Eyewitness accounts place the battle on the lake shore somewhere between 1 and 2 mi south of Fort Dearborn. Heald's official report said the battle occurred 1+1/2 mi south of the fort, placing the battle at what is now the intersection of Roosevelt Road (12th Street) and Michigan Avenue. Juliette Kinzie, shortly before her death in 1870, stated that the battle had started by a large cottonwood tree, which still stood on 18th Street between Prairie Avenue and the lake. The tree was supposed to have been the last remaining of a grove of trees that had been saplings at the time of the battle.

The tree was blown down in a storm on May 16, 1894, and a portion of its trunk was preserved at the Chicago Historical Society. The historian Harry A. Musham points out that the testimony relating to the tree is all second hand and came from people who had settled in Chicago more than 20 years after the battle. Moreover, based on the diameter of the preserved section of trunk (about 3 ft) he estimated the age of the tree at the time that it was blown over at no more than 80 years and, therefore, he asserted that it could not have been growing at the time of the battle. Nevertheless, the site at 18th Street and Prairie Avenue has become the location traditionally associated with the battle, and on the battle's 197th anniversary in 2009, the Chicago Park District, the Prairie District Neighborhood Alliance and other community partners dedicated "Battle of Fort Dearborn Park" near the site at 18th Street and Calumet Avenue.

==Monuments==

In 1893, George Pullman had a sculpture he had commissioned from Carl Rohl-Smith erected near his house. It portrays the rescue of Margaret Helm, the stepdaughter of Chicago resident John Kinzie and wife of Lieutenant Linai Taliaferro Helm, by Potawatomi chief Black Partridge, who led her and some others to Lake Michigan and helped her escape by boat. The monument was moved to the lobby of the Chicago Historical Society in 1931. In the 1970s, however, Native American groups protested the display of the monument, and it was removed.

In the 1990s, the statue was reinstalled near 18th Street and Prairie Avenue, close to its original site, at the time of the revival of the Prairie Avenue Historic District. It was later removed for conservation reasons by the Office of Public Art of the Chicago Department of Cultural Affairs. There are some efforts to reinstall the monument, but it is meeting resistance from the Chicago American Indian Center.

The battle is also memorialized with a sculpture by Henry Hering, called Defense, which is located on the south western tender's house of the Michigan Avenue Bridge, which partially covers the site of Fort Dearborn.
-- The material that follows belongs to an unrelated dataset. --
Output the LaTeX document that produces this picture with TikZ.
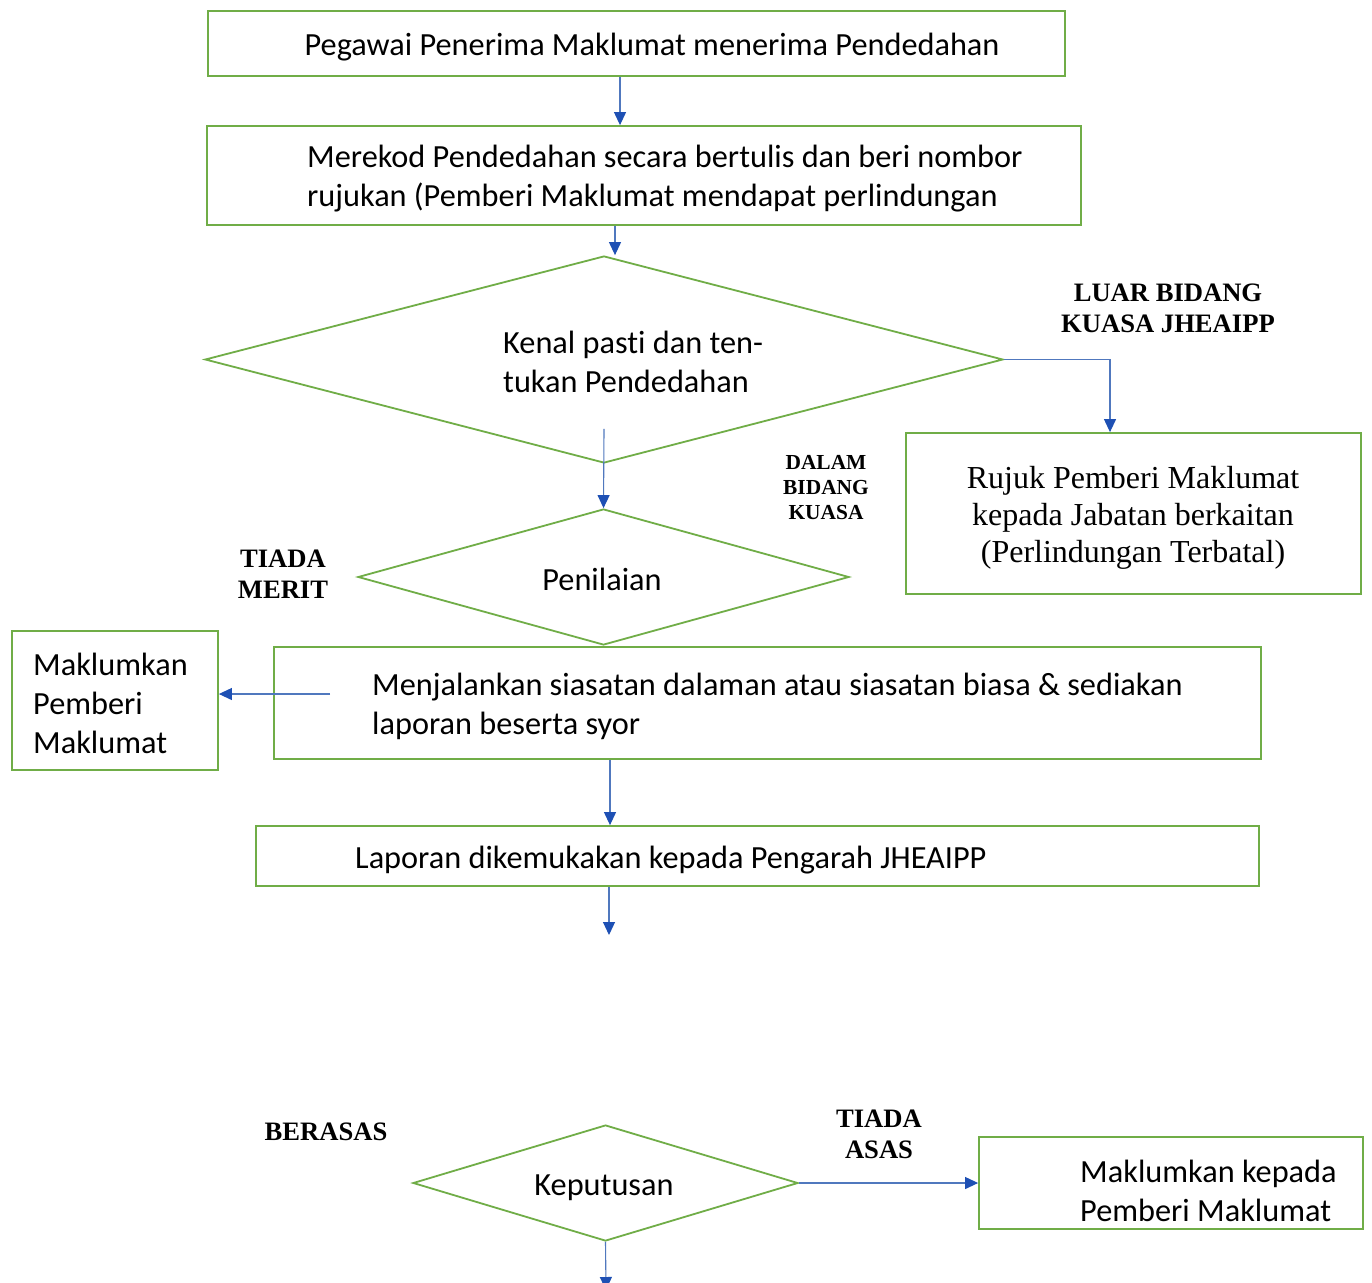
\documentclass[tikz,border=0pt]{standalone}
\usepackage{fontspec}
\setmainfont{Liberation Serif}
\newfontfamily\calfont[Ligatures=NoCommon]{Carlito}
\usetikzlibrary{arrows.meta,shapes.geometric,calc}
\definecolor{bgreen}{RGB}{112,173,71}
\definecolor{ablue}{RGB}{80,120,190}
\definecolor{tipblue}{RGB}{30,80,180}
\tikzset{
  box/.style={draw=bgreen, line width=1.8pt, rectangle, inner sep=0pt},
  dia/.style={draw=bgreen, line width=1.8pt, diamond, inner sep=0pt},
  arr/.style={draw=ablue, line width=1.1pt, -{Triangle[length=13pt,width=12pt,color=tipblue]}},
  stxt/.style={inner sep=0pt, font=\calfont\fontsize{32.3}{39}\selectfont, align=left},
  rtxt/.style={inner sep=0pt, font=\fontsize{32}{37}\selectfont, align=center},
  lbl/.style={inner sep=0pt, font=\bfseries\fontsize{26.6}{31}\selectfont, align=center},
  slbl/.style={inner sep=0pt, font=\bfseries\fontsize{21.4}{25}\selectfont, align=center},
}
\begin{document}
\begin{tikzpicture}[x=1pt,y=-1pt]
\useasboundingbox[fill=white] (0,0) rectangle (1372,1282);
% boxes
\node[box, minimum width=857pt, minimum height=65pt] (b1) at (636.5,43.5) {};
\node[box, minimum width=874pt, minimum height=99pt] (b2) at (644,175.5) {};
\node[dia, minimum width=798pt, minimum height=207pt] (d1) at (604,359.5) {};
\node[box, minimum width=455pt, minimum height=161pt] (r) at (1133.5,513.5) {};
\node[dia, minimum width=491pt, minimum height=136pt] (d2) at (603.5,577) {};
\node[box, minimum width=206pt, minimum height=139pt] (mk) at (115,700.5) {};
\node[box, minimum width=987pt, minimum height=112pt] (mj) at (767.5,703) {};
\node[box, minimum width=1003pt, minimum height=60pt] (lp) at (757.5,856) {};
\node[dia, minimum width=385pt, minimum height=116pt] (d3) at (605.5,1183) {};
\node[box, minimum width=384pt, minimum height=92pt] (mb) at (1171,1183) {};
% texts
\node[stxt, align=center] (t1) at (652,47) {Pegawai Penerima Maklumat menerima Pendedahan};
\node[stxt, anchor=west] (t2) at (307,179) {Merekod Pendedahan secara bertulis dan beri nombor\\rujukan (Pemberi Maklumat mendapat perlindungan};
\node[stxt, anchor=west] (t3) at (503,362) {Kenal pasti dan ten-\\tukan Pendedahan};
\node[lbl] (t4) at (1168,308) {LUAR BIDANG\\KUASA JHEAIPP};
\node[rtxt] (t5) at (1133,518) {Rujuk Pemberi Maklumat\\kepada Jabatan berkaitan\\(Perlindungan Terbatal)};
\node[slbl] (t6) at (826,488) {DALAM\\BIDANG\\KUASA};
\node[stxt] (t7) at (602,579) {Penilaian};
\node[lbl] (t8) at (283,574) {TIADA\\MERIT};
\node[stxt, anchor=west] (t9) at (33,703) {Maklumkan\\Pemberi\\Maklumat};
\node[stxt, anchor=west] (t10) at (372,706) {Menjalankan siasatan dalaman atau siasatan biasa \& sediakan\\laporan beserta syor};
\node[stxt, anchor=west] (t11) at (355,860) {Laporan dikemukakan kepada Pengarah JHEAIPP};
\node[lbl] (t12) at (326,1132) {BERASAS};
\node[stxt] (t13) at (604,1188) {Keputusan};
\node[lbl] (t14) at (879,1134) {TIADA\\ASAS};
\node[stxt, anchor=west] (t15) at (1080,1191) {Maklumkan kepada\\Pemberi Maklumat};
% coordinates
\coordinate (c1) at (620,0);
\coordinate (c2) at (615,0);
\coordinate (c3) at (1110,0);
\coordinate (ls) at (330,694);
\coordinate (c4) at (610,0);
\coordinate (e1) at (609,935);
\coordinate (e2) at (606,1290);
% connectors
\draw[arr] (b1.south -| c1) -- (b2.north -| c1);
\draw[arr] (b2.south -| c2) -- (d1.north -| c2);
\draw[arr] ([yshift=35pt]d1.south) -- (d2.north);
\draw[arr] (d1.east) -| (r.north -| c3);
\draw[arr] (ls) -- (ls -| mk.east);
\draw[arr] (mj.south -| c4) -- (lp.north -| c4);
\draw[arr] (lp.south -| e1) -- (e1);
\draw[arr] (d3.east) -- (d3.east -| mb.west);
\draw[arr] (d3.south) -- (e2);
\end{tikzpicture}
\end{document}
There are also memorials in Chicago to individuals who fought in the battle. William Wells is commemorated in the naming of Wells Street, a north–south street and part of the original 1830 58-block plat of Chicago, while Nathan Heald is commemorated in the naming of Heald Square. Ronan Park on the city's Far North Side honors Ensign Ronan, who was the first West Point graduate to die in battle.